Start PROVIDED MATERIAL

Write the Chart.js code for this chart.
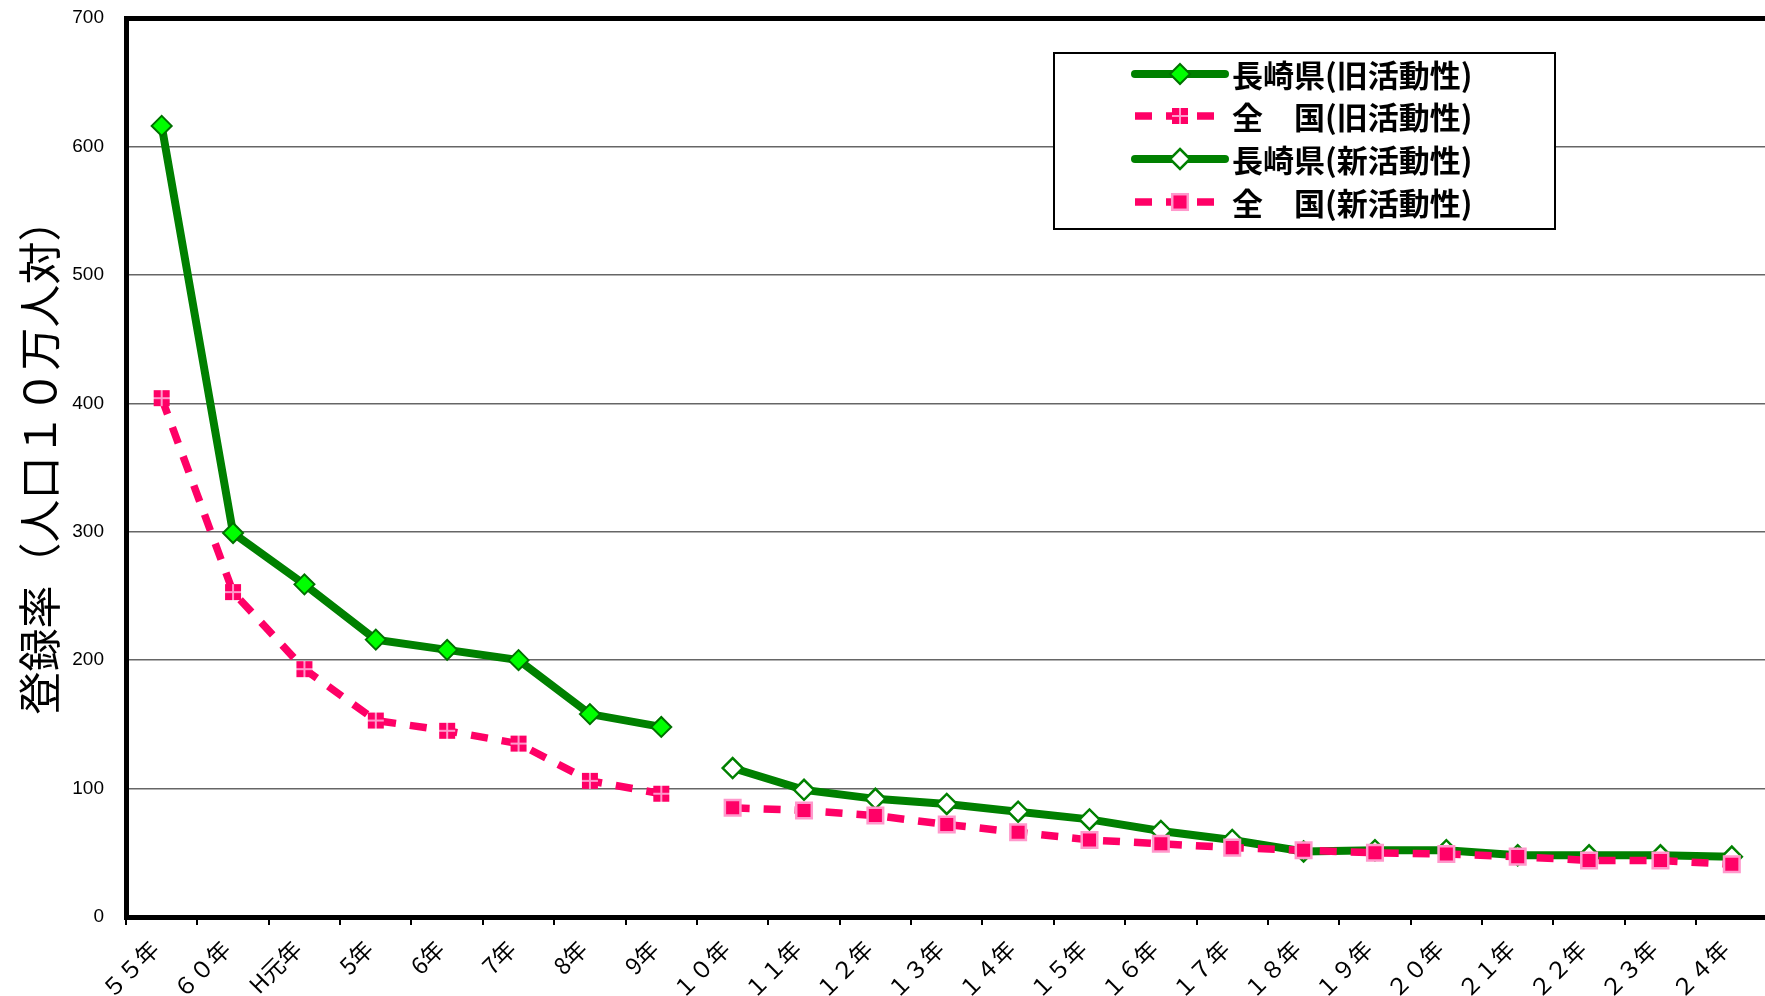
<!DOCTYPE html>
<html>
<head>
<meta charset="utf-8">
<script src="https://cdn.jsdelivr.net/npm/chart.js@4/dist/chart.umd.min.js"></script>
<style>
  html, body { margin: 0; padding: 0; background: #fff; overflow: hidden; }
  #wrap { width: 1784px; height: 996px; }
</style>
</head>
<body>
<div id="wrap"><canvas id="chart"></canvas></div>
<script>
// 年次ラベル
const years = ['５５年', '６０年', 'H元年', '5年', '6年', '7年', '8年', '9年',
  '１０年', '１１年', '１２年', '１３年', '１４年', '１５年', '１６年', '１７年',
  '１８年', '１９年', '２０年', '２１年', '２２年', '２３年', '２４年'];

// 旧活動性（55年〜9年）
const nagasakiOld = [616, 299, 259, 216, 208, 200, 158, 148,
  null, null, null, null, null, null, null, null, null, null, null, null, null, null, null];
const zenkokuOld = [404, 253, 193, 153, 145, 135, 106, 96,
  null, null, null, null, null, null, null, null, null, null, null, null, null, null, null];

// 新活動性（10年〜24年）
const nagasakiNew = [null, null, null, null, null, null, null, null,
  116, 99, 92, 88, 82, 76, 67, 60, 51, 52, 52, 48, 48, 48, 47];
const zenkokuNew = [null, null, null, null, null, null, null, null,
  85, 83, 79, 72, 66, 60, 57, 54, 52, 50, 49, 47, 44, 44, 41];

const yTicks = [0, 100, 200, 300, 400, 500, 600, 700];
const yTitle = '登録率（人口１０万人対）';

const GREEN = '#008000';
const PINK = '#ff0066';
const LIGHT_PINK = '#ff99cc';

// 田の字の四角マーカー（全国・旧）
function makeCrossSquare() {
  const c = document.createElement('canvas');
  c.width = 18; c.height = 18;
  const g = c.getContext('2d');
  g.fillStyle = PINK;
  g.fillRect(1, 1, 16, 16);
  g.fillStyle = LIGHT_PINK;
  g.fillRect(8, 1, 2, 16);
  g.fillRect(1, 8, 16, 2);
  return c;
}
const crossSquare = makeCrossSquare();

// 縦軸タイトル（縦書き回転）
const axisTitle = {
  id: 'axisTitle',
  afterDraw(chart) {
    const ctx = chart.ctx;
    const a = chart.chartArea;
    ctx.save();
    ctx.translate(40, (a.top + a.bottom) / 2 - 11);
    ctx.rotate(-Math.PI / 2);
    ctx.fillStyle = '#000';
    ctx.font = '43px "Noto Sans CJK JP"';
    ctx.textAlign = 'center';
    ctx.textBaseline = 'middle';
    ctx.fillText(yTitle, 0, 0);
    ctx.restore();
  }
};

// 凡例（枠内に手描き）
const boxLegend = {
  id: 'boxLegend',
  afterDraw(chart) {
    const ctx = chart.ctx;
    const bx = 1054, by = 53, bw = 501, bh = 176;
    ctx.save();
    ctx.fillStyle = '#fff';
    ctx.fillRect(bx, by, bw, bh);
    ctx.strokeStyle = '#000';
    ctx.lineWidth = 2;
    ctx.strokeRect(bx, by, bw, bh);

    const rows = [74, 116, 159, 202];
    const x1 = 1135, x2 = 1225, mx = 1180;
    chart.data.datasets.forEach((ds, i) => {
      const y = rows[i];
      ctx.save();
      ctx.strokeStyle = ds.borderColor;
      ctx.lineWidth = ds.borderWidth;
      ctx.lineCap = ds.borderDash ? 'butt' : 'round';
      ctx.setLineDash(ds.borderDash || []);
      ctx.beginPath();
      ctx.moveTo(x1, y);
      ctx.lineTo(x2, y);
      ctx.stroke();
      ctx.restore();

      if (ds.pointStyle === 'rectRot') {
        const r = ds.pointRadius;
        ctx.beginPath();
        ctx.moveTo(mx, y - r); ctx.lineTo(mx + r, y);
        ctx.lineTo(mx, y + r); ctx.lineTo(mx - r, y);
        ctx.closePath();
        ctx.fillStyle = ds.pointBackgroundColor;
        ctx.fill();
        ctx.lineWidth = ds.pointBorderWidth;
        ctx.strokeStyle = ds.pointBorderColor;
        ctx.stroke();
      } else if (ds.pointStyle === 'rect') {
        const s = ds.pointRadius * Math.SQRT1_2;
        ctx.fillStyle = ds.pointBackgroundColor;
        ctx.fillRect(mx - s, y - s, 2 * s, 2 * s);
        ctx.lineWidth = ds.pointBorderWidth;
        ctx.strokeStyle = ds.pointBorderColor;
        ctx.strokeRect(mx - s, y - s, 2 * s, 2 * s);
      } else {
        ctx.drawImage(ds.pointStyle, mx - 9, y - 9);
      }

      ctx.fillStyle = '#000';
      ctx.font = 'bold 31px "Noto Sans CJK JP"';
      ctx.textBaseline = 'middle';
      ctx.textAlign = 'left';
      ctx.fillText(ds.label, 1232, y + 1);
    });
    ctx.restore();
  }
};

const ctx = document.getElementById('chart').getContext('2d');
new Chart(ctx, {
  type: 'line',
  data: {
    labels: years,
    datasets: [
      {
        label: '長崎県(旧活動性)',
        data: nagasakiOld,
        borderColor: GREEN,
        borderWidth: 8,
        pointStyle: 'rectRot',
        pointRadius: 10,
        pointBackgroundColor: '#00ff00',
        pointBorderColor: '#007000',
        pointBorderWidth: 2,
        order: 1
      },
      {
        label: '全　国(旧活動性)',
        data: zenkokuOld,
        borderColor: PINK,
        borderWidth: 7.5,
        borderDash: [17, 14],
        pointStyle: crossSquare,
        pointRadius: 9,
        order: 0
      },
      {
        label: '長崎県(新活動性)',
        data: nagasakiNew,
        borderColor: GREEN,
        borderWidth: 8,
        pointStyle: 'rectRot',
        pointRadius: 10,
        pointBackgroundColor: '#ffffff',
        pointBorderColor: GREEN,
        pointBorderWidth: 2.5,
        order: 1
      },
      {
        label: '全　国(新活動性)',
        data: zenkokuNew,
        borderColor: PINK,
        borderWidth: 7.5,
        borderDash: [17, 14],
        pointStyle: 'rect',
        pointRadius: 11,
        pointBackgroundColor: PINK,
        pointBorderColor: LIGHT_PINK,
        pointBorderWidth: 2.5,
        order: 0
      }
    ]
  },
  options: {
    responsive: true,
    maintainAspectRatio: false,
    animation: false,
    spanGaps: false,
    layout: { padding: { top: 18, right: 7, left: 0, bottom: 0 } },
    plugins: {
      legend: { display: false },
      tooltip: { enabled: false }
    },
    scales: {
      x: {
        offset: true,
        afterFit: (scale) => {
          scale.height = 79;
          scale.paddingLeft = 0; scale.paddingRight = 0;
          scale.paddingTop = 0; scale.paddingBottom = 0;
        },
        border: { color: '#000', width: 5 },
        grid: {
          offset: true,
          drawOnChartArea: false,
          drawTicks: true,
          tickLength: 8,
          color: '#000',
          lineWidth: 2
        },
        ticks: {
          autoSkip: false,
          maxRotation: 45,
          minRotation: 45,
          padding: 10,
          labelOffset: -7,
          color: '#000',
          font: { family: '"Noto Sans CJK JP"', size: 23 }
        }
      },
      y: {
        min: 0,
        max: 700,
        afterFit: (scale) => {
          scale.width = 126;
          scale.paddingTop = 0; scale.paddingBottom = 0;
          scale.paddingLeft = 0; scale.paddingRight = 0;
        },
        afterBuildTicks: (scale) => { scale.ticks = yTicks.map(v => ({ value: v })); },
        border: { color: '#000', width: 5 },
        grid: {
          drawTicks: false,
          color: (c) => c.tick && c.tick.value === 700 ? '#000' : '#666',
          lineWidth: (c) => c.tick && c.tick.value === 700 ? 5 : 1.5
        },
        ticks: {
          padding: 22,
          color: '#000',
          font: { family: '"Liberation Sans", Arial', size: 19 }
        }
      }
    }
  },
  plugins: [boxLegend, axisTitle]
});
</script>
</body>
</html>
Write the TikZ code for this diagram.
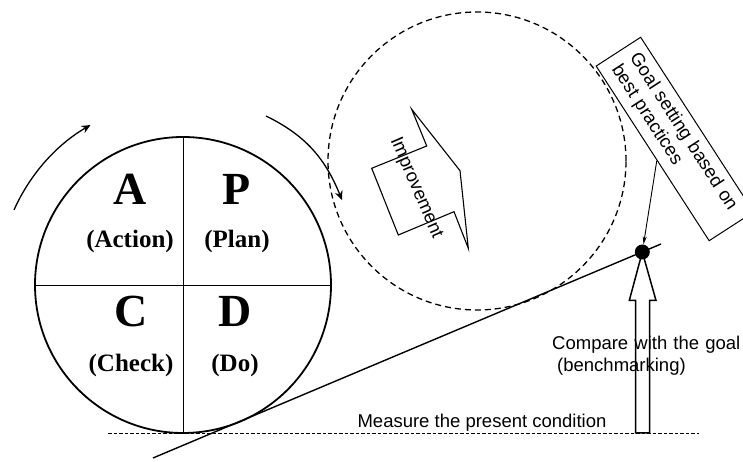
\documentclass[tikz,border=0pt]{standalone}
\usepackage{fontspec}
\setmainfont{Liberation Serif}
\setsansfont{Liberation Sans}
\usetikzlibrary{arrows.meta,calc}
\definecolor{pdcaInk}{HTML}{000000}
\tikzset{
  pdca rim/.style={circle, draw=pdcaInk, line width=1.8pt, minimum size=296pt, inner sep=0pt},
  pdca cross/.style={draw=pdcaInk, line width=0.9pt},
  pdca letter/.style={font=\fontsize{46}{46}\selectfont\bfseries, text=pdcaInk, anchor=base},
  pdca word/.style={font=\fontsize{25}{25}\selectfont\bfseries, text=pdcaInk, anchor=base},
  pdca note/.style={font=\sffamily\fontsize{18.5}{21.5}\selectfont, text=pdcaInk},
  pdca turn/.style={draw=pdcaInk, line width=1.3pt, -{Stealth[length=9pt, width=8pt, inset=3pt]}},
  pdca dashed/.style={draw=pdcaInk, line width=1.3pt, dash pattern=on 6pt off 4pt},
  pdca base/.style={draw=pdcaInk, line width=0.8pt, dash pattern=on 3.5pt off 2pt},
  pdca slope/.style={draw=pdcaInk, line width=1.4pt},
  pdca flow/.style={draw=pdcaInk, fill=white, line width=1.5pt, line join=miter},
}

\begin{document}
\begin{tikzpicture}[x=1pt,y=1pt]
  \useasboundingbox (0,0) rectangle (743,462);
  \clip (0,0) rectangle (743,462);

  % PDCA wheel
  \node[pdca rim] (wheel) at (183,177) {};
  \draw[pdca cross] (wheel.north) -- (wheel.south);
  \draw[pdca cross] (wheel.west) -- (wheel.east);
  \node[pdca letter] (lA) at (130,257) {A};
  \node[pdca letter] (lP) at (237,257) {P};
  \node[pdca letter] (lC) at (131,135) {C};
  \node[pdca letter] (lD) at (235,135) {D};
  \node[pdca word] (wA) at (130,214) {(Action)};
  \node[pdca word] (wP) at (237,214) {(Plan)};
  \node[pdca word] (wC) at (131,90) {(Check)};
  \node[pdca word] (wD) at (235,90) {(Do)};

  % turning arrows
  \coordinate (turn a) at (14,252);
  \coordinate (turn c) at (266,346);
  \coordinate (turn d) at (342,262);
  \draw[pdca turn] (turn a) arc[start angle=156, end angle=120, radius=185];
  \draw[pdca turn] (turn c) to[out=-26, in=112] (turn d);

  % improvement circle
  \node[circle, pdca dashed, minimum size=298pt, inner sep=0pt] (trend) at (477,301) {};
  \draw[pdca cross, line width=1.1pt, line join=miter]
    (411.7,352.7) -- (426.7,316) -- (371.7,293.7) -- (398.3,227)
    -- (454,250.3) -- (468.3,213.7) -- (460,291.3) -- cycle;
  \node[pdca note, rotate=-66.6] (gain) at (416,274) {Improvement};

  % slope and present level
  \coordinate (slope a) at (153,4);
  \coordinate (slope b) at (661,218);
  \draw[pdca slope] (slope a) -- (slope b);
  \coordinate (base a) at (108,29);
  \coordinate (base b) at (699,29);
  \draw[pdca base] (base a) -- (base b);
  \node[pdca note, anchor=base] (measure) at (482,34) {Measure the present condition};

  % benchmarking arrow
  \coordinate (bench) at (642.3,210);
  \draw[pdca flow] (635.7,29) -- (635.7,161.5) -- (629.3,161.5) -- (bench)
    -- (656,161.5) -- (649.7,161.5) -- (649.7,29) -- cycle;
  \node[circle, fill=pdcaInk, minimum size=15pt, inner sep=0pt] (goal dot) at (bench) {};
  \node[pdca note, anchor=base west, inner sep=0pt, text width=190pt, align=left] (compare)
    at (552,112) {Compare with the goal\\\hspace*{5pt}(benchmarking)};

  % goal box
  \node[pdca note, draw=pdcaInk, line width=1pt, rotate=-57.1, minimum width=208pt,
    minimum height=53pt, text width=186pt, inner xsep=11pt, align=left]
    (goal) at (674.9,323) {Goal setting based on\\best practices};
  \draw[pdca cross, -{Stealth[length=8pt, width=4pt]}]
    ($(goal.south)!0.08!(goal.south east)$) -- (goal dot);
\end{tikzpicture}
\end{document}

End PROVIDED MATERIAL

- EXERCISE REQUIREMENTS: Up to and including the line with "const LIGHT_PINK = '#ff99cc';", copy the data above from its first line. Skip pictures.

- RESULT:
Write the Chart.js code for this chart.
<!DOCTYPE html>
<html>
<head>
<meta charset="utf-8">
<script src="https://cdn.jsdelivr.net/npm/chart.js@4/dist/chart.umd.min.js"></script>
<style>
  html, body { margin: 0; padding: 0; background: #fff; overflow: hidden; }
  #wrap { width: 1784px; height: 996px; }
</style>
</head>
<body>
<div id="wrap"><canvas id="chart"></canvas></div>
<script>
// 年次ラベル
const years = ['５５年', '６０年', 'H元年', '5年', '6年', '7年', '8年', '9年',
  '１０年', '１１年', '１２年', '１３年', '１４年', '１５年', '１６年', '１７年',
  '１８年', '１９年', '２０年', '２１年', '２２年', '２３年', '２４年'];

// 旧活動性（55年〜9年）
const nagasakiOld = [616, 299, 259, 216, 208, 200, 158, 148,
  null, null, null, null, null, null, null, null, null, null, null, null, null, null, null];
const zenkokuOld = [404, 253, 193, 153, 145, 135, 106, 96,
  null, null, null, null, null, null, null, null, null, null, null, null, null, null, null];

// 新活動性（10年〜24年）
const nagasakiNew = [null, null, null, null, null, null, null, null,
  116, 99, 92, 88, 82, 76, 67, 60, 51, 52, 52, 48, 48, 48, 47];
const zenkokuNew = [null, null, null, null, null, null, null, null,
  85, 83, 79, 72, 66, 60, 57, 54, 52, 50, 49, 47, 44, 44, 41];

const yTicks = [0, 100, 200, 300, 400, 500, 600, 700];
const yTitle = '登録率（人口１０万人対）';

const GREEN = '#008000';
const PINK = '#ff0066';
const LIGHT_PINK = '#ff99cc';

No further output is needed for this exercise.